Decision to Leave's actual romance is complicated and perverted. There's a recurring figure in Chan-wook's films: the strange seemingly innocent woman that is much more than she seems. A kind of vamp that the hero ends up loving in spite of - or maybe because of - the manipulation. This is Tae-ju in Thirst, Hideko in The Handmaiden, and in Decision to Leave, Seo-rae. The men in their lives are humiliated and emotionally disintegrated by these women, yet keep coming back for more.
In this case, Seo-rae's husband has died while rock climbing (if you're feeling any Vertigo, that is not by accident). This seems like a very neat open and closed case of misadventure, an easy one to take down from the big Murder Board. Seo-rae is a Chinese immigrant whose Korean is strategically bad, but her alibi is airtight, and she's even able to help solve one of Hae-jun's other cases for him. Hae-jun seems genre-aware enough to know this is all too neat, a story like this has to have twist, or three, which is what seems to drive him to her in the first place.
There's a lot of very clever details in the plotting in Decision to Leave. I wish I had caught this detail, more eagle-eyed critics than me noticed this: Soe-rae's apartment has this blue and white wallpaper full of triangular figures. The first half of the movie is all about a murder on a mountain, so you see them as snowy peaks. But the second half of Decision to Leave is all about water: there's a new murder in a pool, and the ending is a heartbreaker on a beach. Now what is that wallpaper? Waves in the ocean.

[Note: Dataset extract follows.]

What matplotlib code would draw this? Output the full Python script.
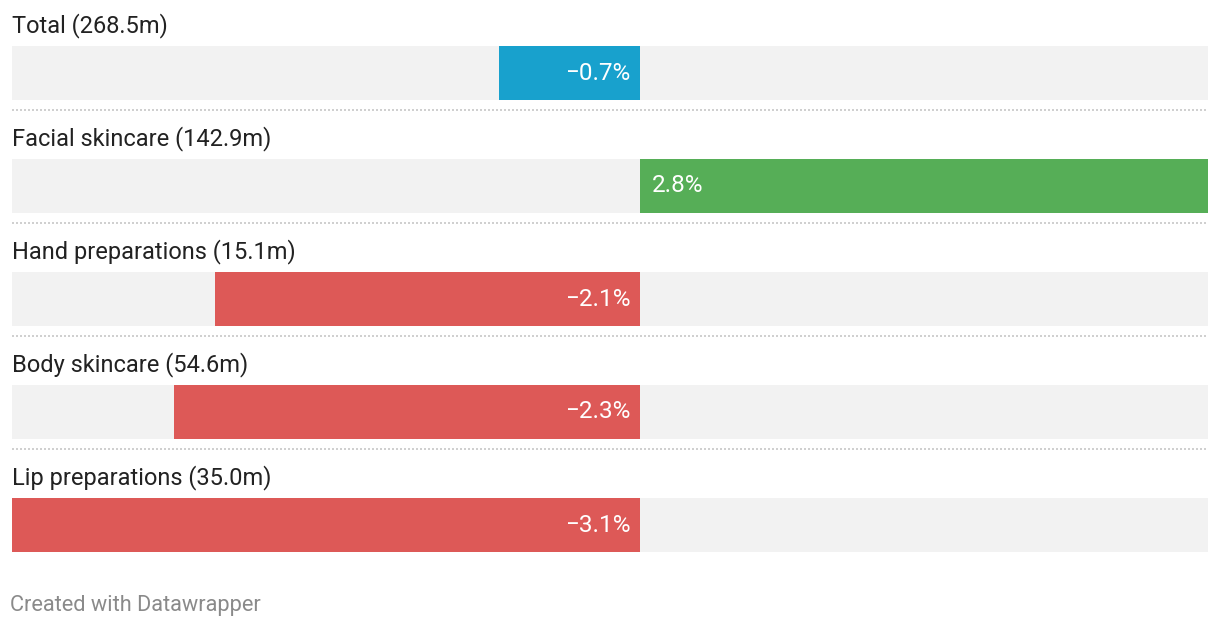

Decision to Leave's structure is one of the more clever narrative machines of the year. Just when you think you have the mystery fully solved, there's another complicating wrinkle, another problem that cannot be solved. Which is exactly what Hae-jun seems to be after.
Decision to Leave is also a gorgeous, damn movie, one of the best-shot films of the year. It is all full of reflections and mirrors and windows. We see Seo-rae's dead husband on the ground with ants crawling over his lifeless eyeballs. Then we cut to the corpse's POV with ants marching across the frame. The windows are often frames to see what is a constructed reality. Hae-jun stalks Seo-rae for the case and imagines himself in her room while watching from across the street. Park Hae-il is even added to the scene of her apartment, signifying his character imagining himself there despite the distance. But you always get the sense that somehow Seo-rae is somehow observing this man back. Even while her back is turned, she somehow can see her man better than he can see her.
While being one of the best thrillers of the year, Decision to Leave also is one of most brutal tragedies. You really wish that Hae-jun could simply renounce policing and join with Seo-rae in a long spree of complicated crimes. But instead he is rewarded with the most devastating unsolvable crime. Seo-rae becomes his perfect mystery, forever stealing his soul to her own.